━━━ Supplied material ━━━

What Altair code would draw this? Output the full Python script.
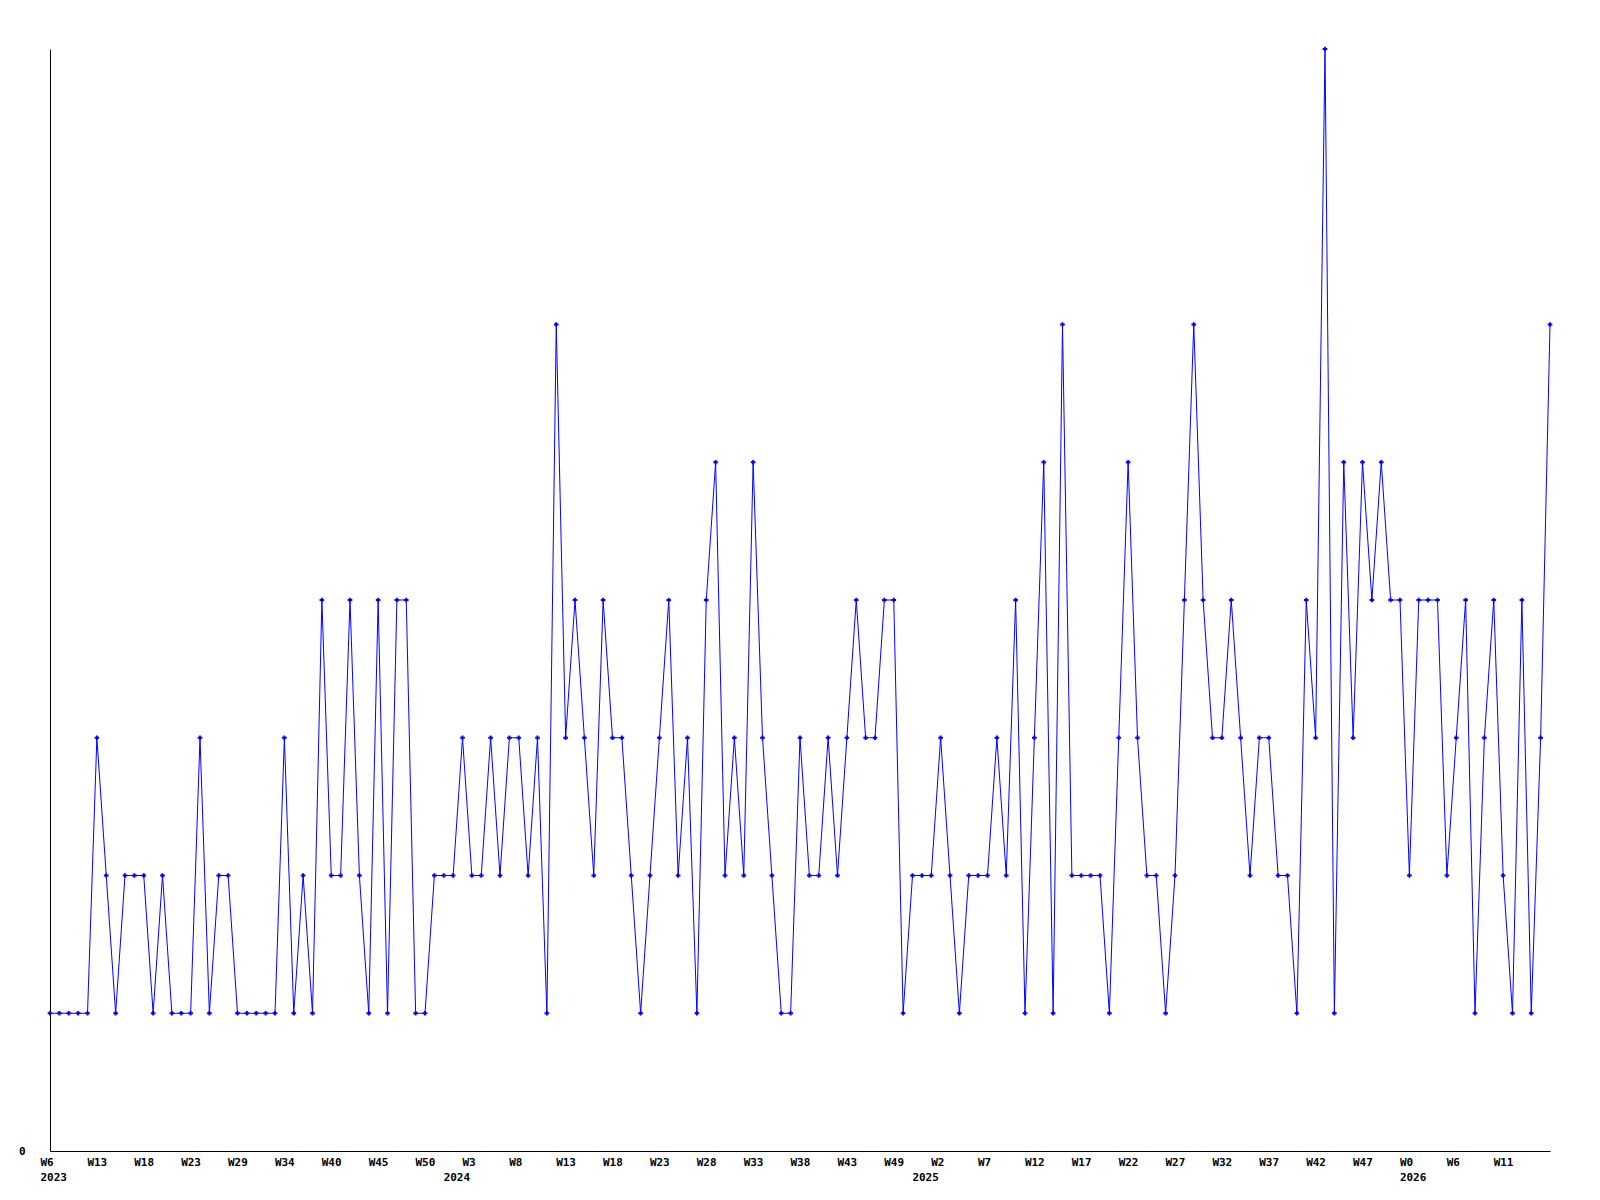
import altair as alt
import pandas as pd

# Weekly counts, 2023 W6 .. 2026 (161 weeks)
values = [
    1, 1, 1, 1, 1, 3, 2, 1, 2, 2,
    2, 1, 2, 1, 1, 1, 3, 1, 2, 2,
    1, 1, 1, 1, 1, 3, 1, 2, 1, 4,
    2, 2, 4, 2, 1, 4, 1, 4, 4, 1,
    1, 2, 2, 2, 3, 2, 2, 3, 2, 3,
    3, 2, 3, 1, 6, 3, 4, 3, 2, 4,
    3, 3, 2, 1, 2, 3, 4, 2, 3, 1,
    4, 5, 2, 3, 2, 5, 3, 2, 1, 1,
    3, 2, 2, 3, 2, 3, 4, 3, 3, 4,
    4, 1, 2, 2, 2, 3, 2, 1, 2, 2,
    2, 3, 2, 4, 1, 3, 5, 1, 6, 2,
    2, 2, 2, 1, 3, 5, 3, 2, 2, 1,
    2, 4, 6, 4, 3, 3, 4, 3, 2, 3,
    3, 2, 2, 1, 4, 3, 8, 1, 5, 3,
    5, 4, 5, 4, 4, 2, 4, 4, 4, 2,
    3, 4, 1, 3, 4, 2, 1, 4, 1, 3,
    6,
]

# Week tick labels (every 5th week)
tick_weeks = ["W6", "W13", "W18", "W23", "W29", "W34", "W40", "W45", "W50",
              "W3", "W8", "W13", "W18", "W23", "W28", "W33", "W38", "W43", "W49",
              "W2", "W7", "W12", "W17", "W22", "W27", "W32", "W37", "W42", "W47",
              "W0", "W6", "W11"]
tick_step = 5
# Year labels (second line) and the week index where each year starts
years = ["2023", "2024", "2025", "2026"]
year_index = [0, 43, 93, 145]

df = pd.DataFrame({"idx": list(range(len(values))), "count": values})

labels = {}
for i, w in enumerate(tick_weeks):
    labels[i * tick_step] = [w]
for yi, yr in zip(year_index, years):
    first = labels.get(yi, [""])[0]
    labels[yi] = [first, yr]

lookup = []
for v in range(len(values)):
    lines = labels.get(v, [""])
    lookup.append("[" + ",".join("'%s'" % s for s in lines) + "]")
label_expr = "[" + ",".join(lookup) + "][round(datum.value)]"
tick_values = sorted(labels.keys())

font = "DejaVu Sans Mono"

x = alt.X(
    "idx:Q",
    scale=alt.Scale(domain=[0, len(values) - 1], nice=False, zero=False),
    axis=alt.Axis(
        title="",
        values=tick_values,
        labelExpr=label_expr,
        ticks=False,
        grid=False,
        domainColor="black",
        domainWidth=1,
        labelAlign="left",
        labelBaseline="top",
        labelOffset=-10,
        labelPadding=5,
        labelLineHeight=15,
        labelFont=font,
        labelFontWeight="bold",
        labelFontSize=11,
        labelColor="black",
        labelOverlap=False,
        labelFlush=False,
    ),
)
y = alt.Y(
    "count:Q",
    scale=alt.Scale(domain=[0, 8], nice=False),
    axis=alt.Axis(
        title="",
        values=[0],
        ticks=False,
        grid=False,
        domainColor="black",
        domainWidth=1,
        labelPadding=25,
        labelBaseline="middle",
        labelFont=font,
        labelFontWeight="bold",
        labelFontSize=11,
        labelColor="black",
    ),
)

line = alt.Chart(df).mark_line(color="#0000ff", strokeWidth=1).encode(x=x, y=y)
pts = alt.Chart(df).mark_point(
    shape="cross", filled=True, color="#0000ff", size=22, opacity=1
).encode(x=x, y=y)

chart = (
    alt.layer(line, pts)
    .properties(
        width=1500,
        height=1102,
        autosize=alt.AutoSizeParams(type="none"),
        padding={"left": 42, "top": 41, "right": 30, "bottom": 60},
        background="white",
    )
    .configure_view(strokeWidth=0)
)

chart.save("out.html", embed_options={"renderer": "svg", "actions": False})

━━━

> _Aim of the task_: Reproduce exactly the run of lines that opens the listing and closes with the line holding "import pandas as pd". Pictures are excluded.

> _Result of the exercise_:
What Altair code would draw this? Output the full Python script.
import altair as alt
import pandas as pd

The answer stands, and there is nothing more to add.